The tissue-specific homing of lymphocytes is directed by specialized high endothelial venules (HEV). At least three functionally independent lymphocyte/HEV recognition systems exist, controlling the extravasation of circulating lymphocytes into peripheral lymph nodes, mucosal lymphoid tissues (Peyer's patches or appendix), and the synovium of inflamed joints.
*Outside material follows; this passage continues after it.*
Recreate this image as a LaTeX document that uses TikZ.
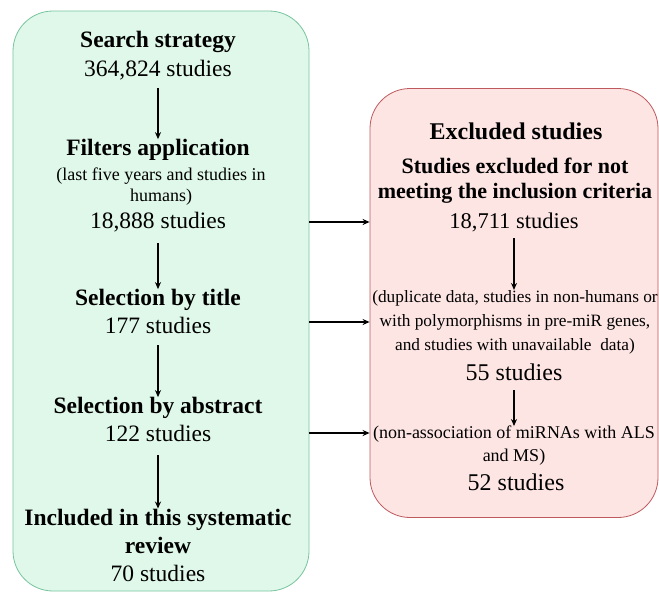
\documentclass[tikz,border=0pt]{standalone}
\usepackage{fontspec}
\setmainfont{Liberation Serif}
\usetikzlibrary{positioning,arrows.meta}
\definecolor{grfill}{RGB}{223,248,233}
\definecolor{grline}{RGB}{120,196,158}
\definecolor{rdfill}{RGB}{253,229,227}
\definecolor{rdline}{RGB}{190,90,95}
\tikzset{
  gbox/.style={rectangle, rounded corners=40pt, draw=grline, fill=grfill, line width=0.8pt},
  rbox/.style={rectangle, rounded corners=40pt, draw=rdline, fill=rdfill, line width=0.8pt},
  hd/.style={font=\fontsize{23.5}{25}\selectfont\bfseries, align=center, inner sep=0pt},
  num/.style={font=\fontsize{23.5}{25}\selectfont, inner sep=0pt},
  nt/.style={font=\fontsize{18}{21}\selectfont, align=center, inner sep=0pt},
  ar/.style={-{Stealth[length=7pt,width=6pt]}, line width=1.5pt}
}
\begin{document}
\begin{tikzpicture}[x=1pt,y=-1pt]
	\useasboundingbox (0,0) rectangle (659,594);
	\node[gbox, minimum width=296pt, minimum height=580pt] (green) at (161,301) {};
	\node[rbox, minimum width=288pt, minimum height=429pt] (red) at (514,303) {};
	
	% left column
	\node[hd] (search) at (158,42) {Search strategy};
	\node[num] (n1) at (158,70) {364,824 studies};
	\node[hd] (filter) at (158,150) {Filters application};
	\node[nt] (filtxt) at (161,187) {(last five years and studies in\\humans)};
	\node[num] (n2) at (158,222) {18,888 studies};
	\node[hd] (title) at (158,300) {Selection by title};
	\node[num] (n3) at (158,325) {177 studies};
	\node[hd] (abstr) at (158,408) {Selection by abstract};
	\node[num] (n4) at (158,433) {122 studies};
	\node[hd, font=\fontsize{23.5}{28}\selectfont\bfseries] (incl) at (158,531) {Included in this systematic\\review};
	\node[num] (n5) at (158,573) {70 studies};
	
	\draw[ar] (n1.south |- 0,88) -- (n1.south |- filter.north);
	\draw[ar] (n2.south |- 0,243) -- (n2.south |- title.north);
	\draw[ar] (n3.south |- 0,345) -- (n3.south |- abstr.north);
	\draw[ar] (n4.south |- 0,455) -- (n4.south |- incl.north);
	
	% right column
	\node[hd, font=\fontsize{24}{26}\selectfont\bfseries] (excl) at (516,131) {Excluded studies};
	\node[hd, font=\fontsize{22}{25}\selectfont\bfseries] (notmeet) at (515,181) {Studies excluded for not\\meeting the inclusion criteria};
	\node[num, font=\fontsize{22.5}{25}\selectfont] (r1) at (514,222) {18,711 studies};
	\node[nt, font=\fontsize{17.3}{24}\selectfont] (dup) at (515,322) {(duplicate data, studies in non-humans or\\with polymorphisms in pre-miR genes,\\and studies with unavailable~~data)};
	\node[num, font=\fontsize{24}{26}\selectfont] (r2) at (514,372) {55 studies};
	\node[nt, font=\fontsize{18}{23}\selectfont] (assoc) at (514,446) {(non-association of miRNAs with ALS\\and MS)};
	\node[num, font=\fontsize{24}{26}\selectfont] (r3) at (516,482) {52 studies};
	
	\draw[ar] (r1.south |- 0,238) -- (r1.south |- dup.north);
	\draw[ar] (r2.south |- 0,390) -- (r2.south |- assoc.north);
	
	\draw[ar] (green.east |- n2) -- (red.west |- n2);
	\draw[ar] (green.east |- 0,322) -- (red.west |- 0,322);
	\draw[ar] (green.east |- n4) -- (red.west |- n4);
\end{tikzpicture}
\end{document}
We report here that antibodies capable of inhibiting human lymphocyte binding to one or more HEV types recognize a common 85-95-kD lymphocyte surface glycoprotein antigen, defined by the non-blocking monoclonal antibody, Hermes-1. We demonstrate that MEL-14, a monoclonal antibody against putative lymph node "homing receptors" in the mouse, functionally inhibits human lymphocyte binding to lymph node HEV but not to mucosal or synovial HEV, and cross-reacts with the 85-95-kD Hermes-1 antigen. Furthermore, we show that Hermes-3, a novel antibody produced by immunization with Hermes-1 antigen isolated from a mucosal HEV-specific cell line, selectively blocks lymphocyte binding to mucosal HEV. Such tissue specificity of inhibition suggests that MEL-14 and Hermes-3 block the function of specific lymphocyte recognition elements for lymph node and mucosal HEV, respectively. Recognition of synovial HEV also involves the 85-95-kD Hermes-1 antigen, in that a polyclonal antiserum produced against the isolated antigen blocks all three classes of lymphocyte-HEV interaction. From these studies, it is likely that the Hermes-1-defined 85-95-kD glycoprotein class either comprises a family of related but functionally independent receptors for HEV, or associates both physically and functionally with such receptors. The findings imply that related molecular mechanisms are involved in several functionally independent cell-cell recognition events that direct lymphocyte traffic.